- _Figure scripts_:
────────────────

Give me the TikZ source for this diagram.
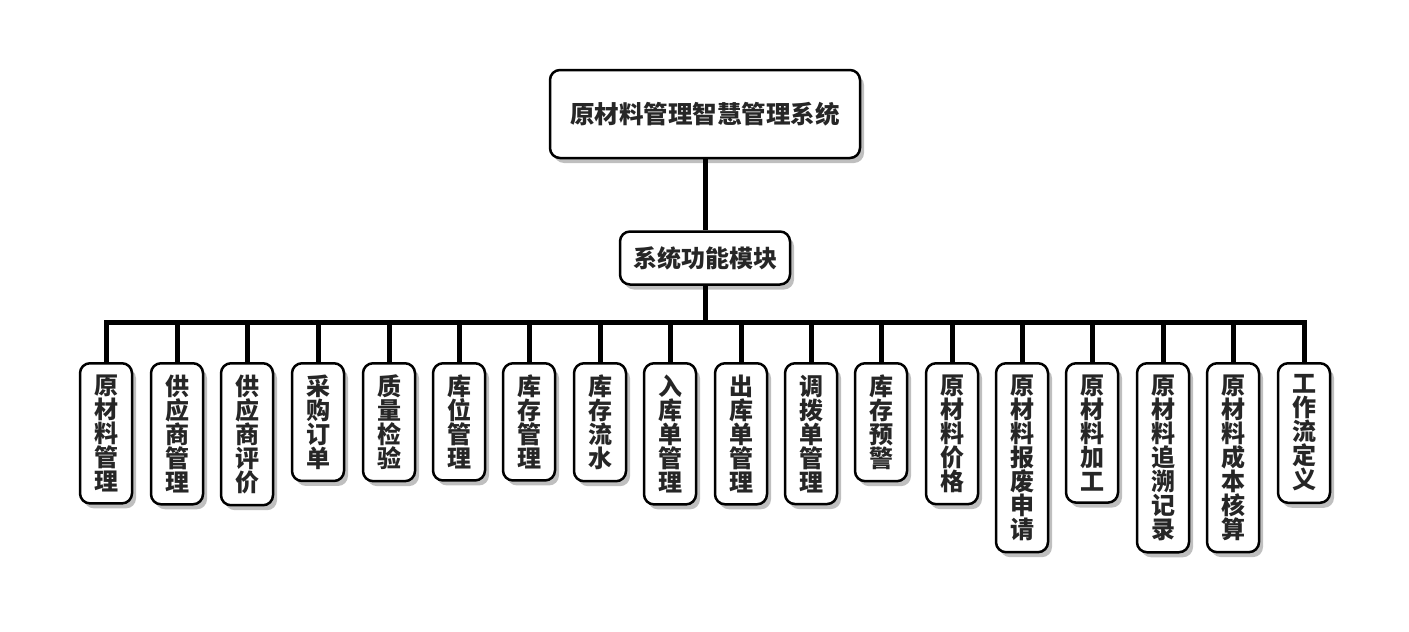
\documentclass[tikz,border=0pt]{standalone}
\usepackage{fontspec}
\newfontfamily\cjk{Noto Sans CJK SC}
\usetikzlibrary{positioning, calc, shadows}
\tikzset{
  rootbox/.style={rectangle, rounded corners=10pt, minimum width=310pt, minimum height=88pt, text centered, draw=black, line width=2.5pt, fill=white, font=\cjk\bfseries\fontsize{24.5}{28}\selectfont, text=black!85, drop shadow={shadow xshift=4pt, shadow yshift=-5pt, fill=black!50}},
  midbox/.style={rectangle, rounded corners=10pt, minimum width=170pt, minimum height=53pt, text centered, draw=black, line width=2.5pt, fill=white, font=\cjk\bfseries\fontsize{24}{28}\selectfont, text=black!85, drop shadow={shadow xshift=4pt, shadow yshift=-5pt, fill=black!50}},
  leaf/.style={rectangle, rounded corners=10pt, minimum width=52pt, inner xsep=0pt, inner ysep=11.5pt, align=center, anchor=north, draw=black, line width=2.5pt, fill=white, font=\cjk\bfseries\fontsize{24}{24}\selectfont, text=black!85, drop shadow={shadow xshift=4pt, shadow yshift=-5pt, fill=black!50}},
  link/.style={line width=5pt, draw=black}
}
\begin{document}
\begin{tikzpicture}[x=1pt, y=-1pt]
  \useasboundingbox (0,0) rectangle (1409,632);
  \coordinate (bus) at (705,322);
  \path (705,114) coordinate (rootc) (705,258) coordinate (midc);
  \node (root) [rootbox] at (rootc) {原材料管理智慧管理系统};
  \node (mod) [midbox] at (midc) {系统功能模块};

  \node (m1) [leaf] at (106,362) {原\\材\\料\\管\\理};
  \node (m2) [leaf] at (177,362) {供\\应\\商\\管\\理};
  \node (m3) [leaf] at (247,362) {供\\应\\商\\评\\价};
  \node (m4) [leaf] at (318,362) {采\\购\\订\\单};
  \node (m5) [leaf] at (389,362) {质\\量\\检\\验};
  \node (m6) [leaf] at (459,362) {库\\位\\管\\理};
  \node (m7) [leaf] at (529,362) {库\\存\\管\\理};
  \node (m8) [leaf] at (600,362) {库\\存\\流\\水};
  \node (m9) [leaf] at (670,362) {入\\库\\单\\管\\理};
  \node (m10) [leaf] at (741,362) {出\\库\\单\\管\\理};
  \node (m11) [leaf] at (811,362) {调\\拨\\单\\管\\理};
  \node (m12) [leaf] at (881,362) {库\\存\\预\\警};
  \node (m13) [leaf] at (952,362) {原\\材\\料\\价\\格};
  \node (m14) [leaf] at (1022,362) {原\\材\\料\\报\\废\\申\\请};
  \node (m15) [leaf] at (1092,362) {原\\材\\料\\加\\工};
  \node (m16) [leaf] at (1163,362) {原\\材\\料\\追\\溯\\记\\录};
  \node (m17) [leaf] at (1233,362) {原\\材\\料\\成\\本\\核\\算};
  \node (m18) [leaf] at (1304,362) {工\\作\\流\\定\\义};

  % trunk and bus
  \draw [link] (root) -- (mod);
  \draw [link] (mod) -- (bus);
  \draw [link] (m1.north) |- (bus) -| (m18.north);
  \foreach \i in {2,...,17}
    \draw [link] (bus -| m\i.north) -- (m\i.north);
\end{tikzpicture}
\end{document}
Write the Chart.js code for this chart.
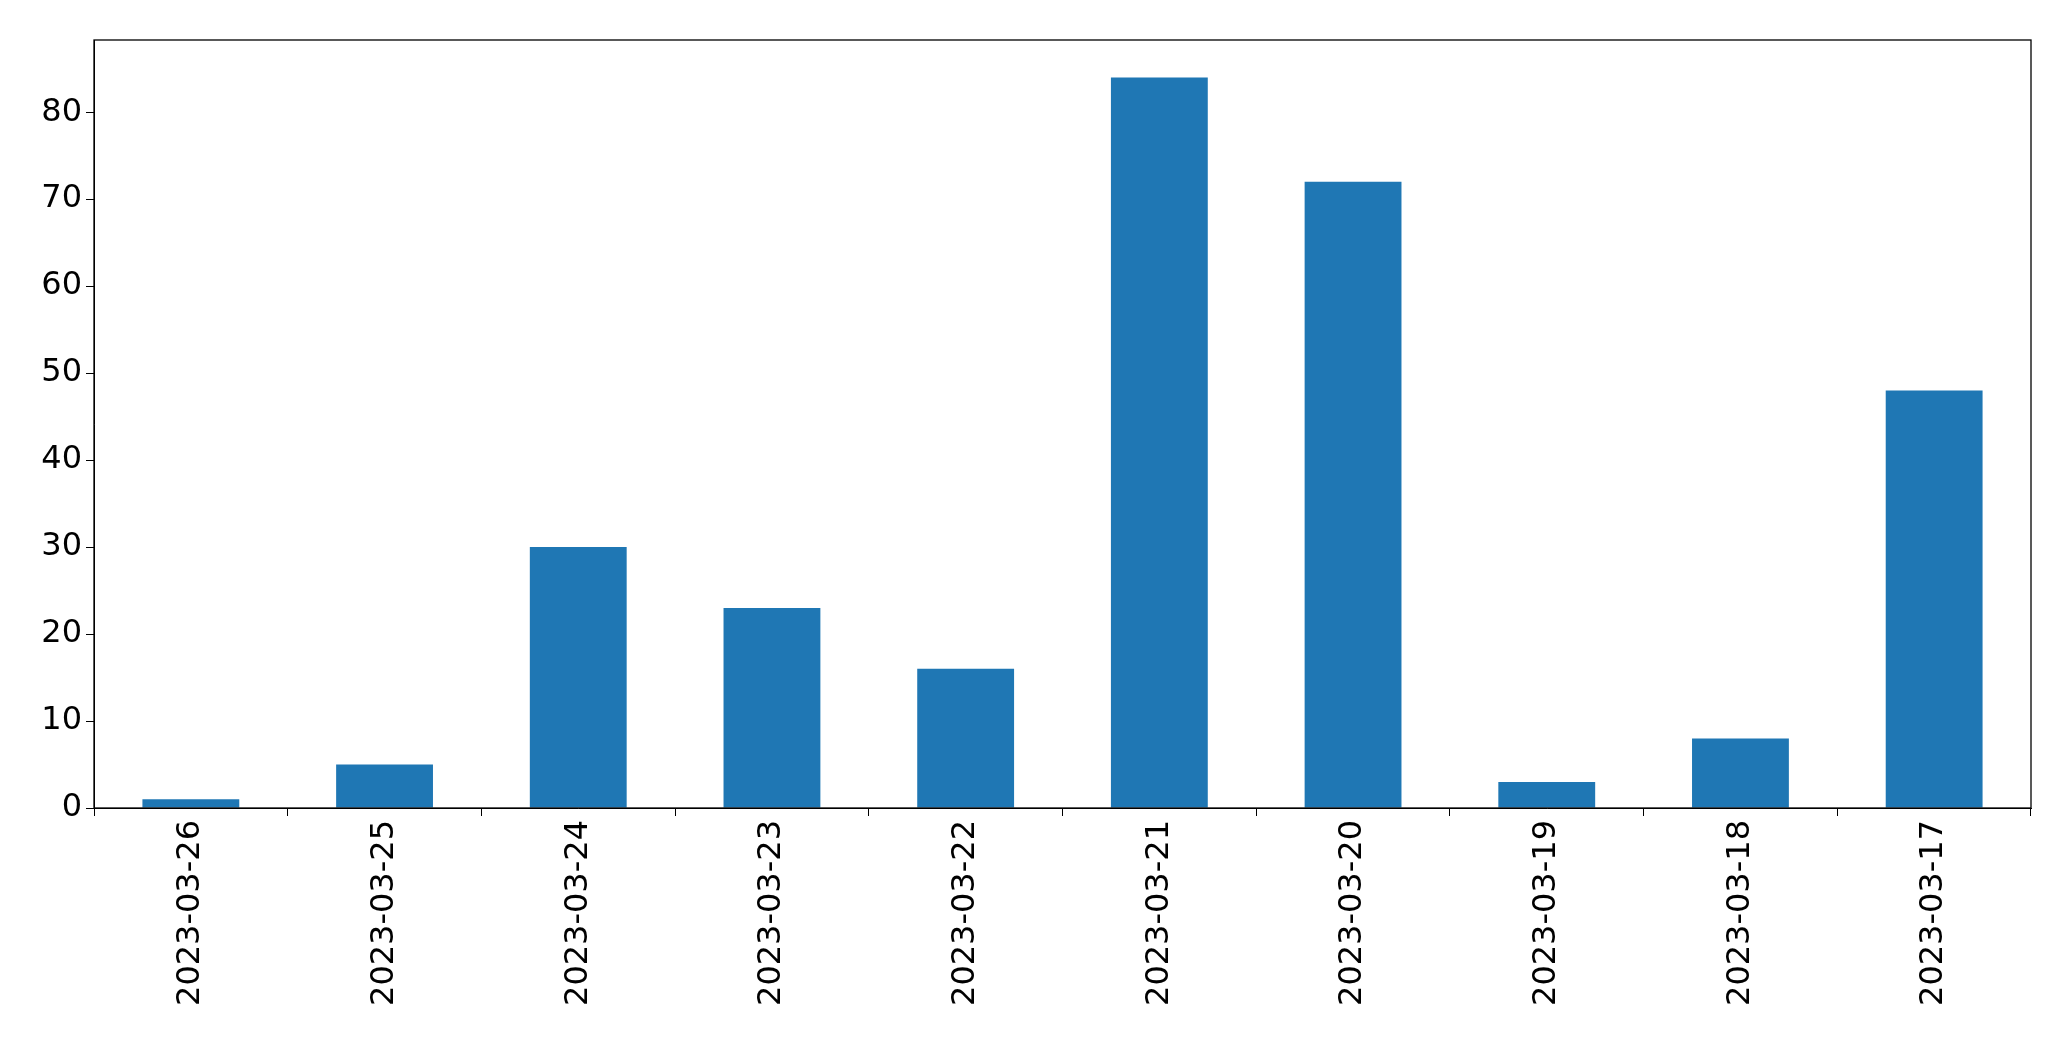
<!DOCTYPE html>
<html><head><meta charset="utf-8">
<script src="https://cdn.jsdelivr.net/npm/chart.js@4"></script>
<style>html,body{margin:0;padding:0;background:#fff}#w{width:2071px;height:1061px}</style>
</head><body><div id="w"><canvas id="c"></canvas></div>
<script>
const categories = ["2023-03-26","2023-03-25","2023-03-24","2023-03-23","2023-03-22","2023-03-21","2023-03-20","2023-03-19","2023-03-18","2023-03-17"];
const values = [1,5,30,23,16,84,72,3,8,48];
const yTicks = [0,10,20,30,40,50,60,70,80];
const frame = {id:'frame',afterDraw(ch){const a=ch.chartArea,c=ch.ctx;c.save();c.strokeStyle='#000';c.lineWidth=1.3;c.strokeRect(a.left,a.top,a.right-a.left,a.bottom-a.top);c.restore();}};
Chart.defaults.font.family="'DejaVu Sans'";
new Chart(document.getElementById('c'),{type:'bar',
data:{labels:categories,datasets:[{data:values,backgroundColor:'#1f77b4',categoryPercentage:1,barPercentage:0.5}]},
options:{responsive:true,maintainAspectRatio:false,animation:false,
layout:{padding:{top:40,right:40,left:0,bottom:0}},
plugins:{legend:{display:false},tooltip:{enabled:false}},
scales:{
x:{offset:true,grid:{display:true,drawOnChartArea:false,drawTicks:true,tickLength:8,color:'#000'},border:{color:'#000'},
ticks:{color:'#000',font:{size:32},maxRotation:90,minRotation:90,padding:4},afterFit(s){s.height=253;}},
y:{min:0,max:88.3,afterBuildTicks(s){s.ticks=yTicks.map(v=>({value:v}));},grid:{display:true,drawOnChartArea:false,drawTicks:true,tickLength:8,color:'#000'},border:{color:'#000'},
ticks:{color:'#000',font:{size:32},padding:4},afterFit(s){s.width=94;}}
}},plugins:[frame]});
</script></body></html>
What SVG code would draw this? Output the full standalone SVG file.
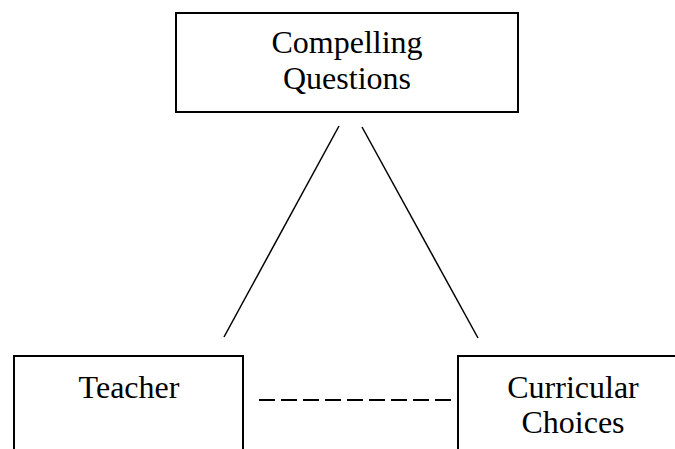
<svg xmlns="http://www.w3.org/2000/svg" width="675" height="449" viewBox="0 0 675 449">
<style>
.box{fill:#fff;stroke:#000;stroke-width:2}
.lbl{font-family:"Liberation Serif","Times New Roman",serif;font-size:32px;fill:#000;text-anchor:middle}
.edge{stroke:#000;stroke-width:1.5;fill:none}
.dash{stroke:#000;stroke-width:2;stroke-dasharray:16 6;fill:none}
</style>
<rect width="675" height="449" fill="#fff"/>
<g id="connectors">
<line class="edge" x1="339" y1="126" x2="224" y2="337"/>
<line class="edge" x1="362" y1="127" x2="478" y2="338"/>
<line class="dash" x1="259" y1="400" x2="452" y2="400"/>
</g>
<g id="compelling-questions">
<rect class="box" x="176" y="13" width="342" height="99"/>
<text class="lbl" x="347" y="53">Compelling</text>
<text class="lbl" x="347" y="89">Questions</text>
</g>
<g id="teacher">
<rect class="box" x="14" y="356" width="229" height="110"/>
<text class="lbl" x="129" y="398">Teacher</text>
</g>
<g id="curricular-choices">
<rect class="box" x="458" y="356" width="229" height="110"/>
<text class="lbl" x="573" y="398">Curricular</text>
<text class="lbl" x="573" y="433">Choices</text>
</g>
</svg>
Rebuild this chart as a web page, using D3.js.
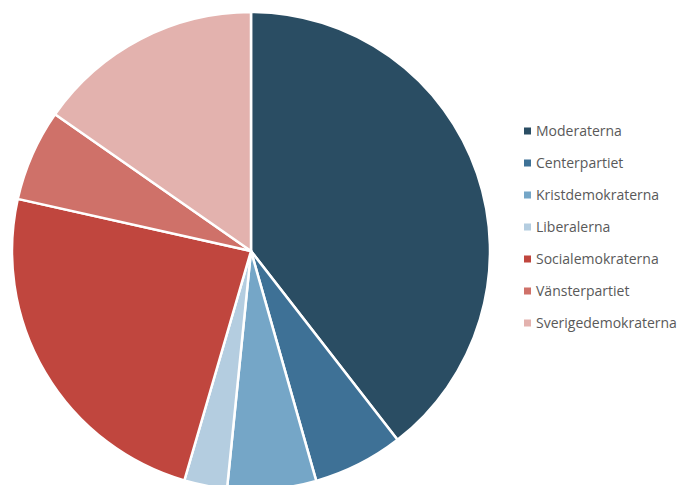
<!DOCTYPE html>
<html><head><meta charset="utf-8">
<script src="https://cdn.jsdelivr.net/npm/d3@7"></script>
<style>body{margin:0;background:#fff}svg{display:block}</style>
</head><body>
<svg id="c" width="681" height="485"></svg>
<script>
const categories = ["Moderaterna","Centerpartiet","Kristdemokraterna","Liberalerna","Socialemokraterna","Vänsterpartiet","Sverigedemokraterna"];
const values = [39.5, 6.1, 6.0, 2.9, 24.0, 6.2, 15.3];
const colors = ["#2a4d63","#3e7196","#75a6c7","#b4cde0","#c0463e","#cf7169","#e3b2ae"];

const svg = d3.select("#c");
const cx = 251, cy = 251, r = 239;
const pie = d3.pie().sort(null).value(d => d)(values);
const arc = d3.arc().innerRadius(0).outerRadius(r);
const g = svg.append("g").attr("transform", `translate(${cx},${cy})`);
g.selectAll("path").data(pie).join("path")
  .attr("d", arc)
  .attr("fill", (d,i) => colors[i])
  .attr("stroke", "#fff").attr("stroke-width", 2.5).attr("stroke-linejoin","round");

const color = d3.scaleOrdinal().domain(categories).range(colors);
const ly = d3.scalePoint().domain(categories).range([131, 323]);
const lg = svg.append("g");
const items = lg.selectAll("g").data(categories).join("g")
  .attr("transform", d => `translate(524,${ly(d)})`);
items.append("rect").attr("x",0).attr("y",-3.5).attr("width",7).attr("height",7).attr("fill", d => color(d));
items.append("text").attr("x",12).attr("y",0).attr("dy","0.35em")
  .attr("font-family","'Open Sans', sans-serif").attr("font-size",14).attr("fill","#595959")
  .text(d => d);
</script>
</body></html>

────────────────

Out of the records, collect only those lines that contain the string "standalone".

- _Exercise response_:
\documentclass[tikz,border=0pt]{standalone}
What SVG code would draw this? Output the full standalone SVG file.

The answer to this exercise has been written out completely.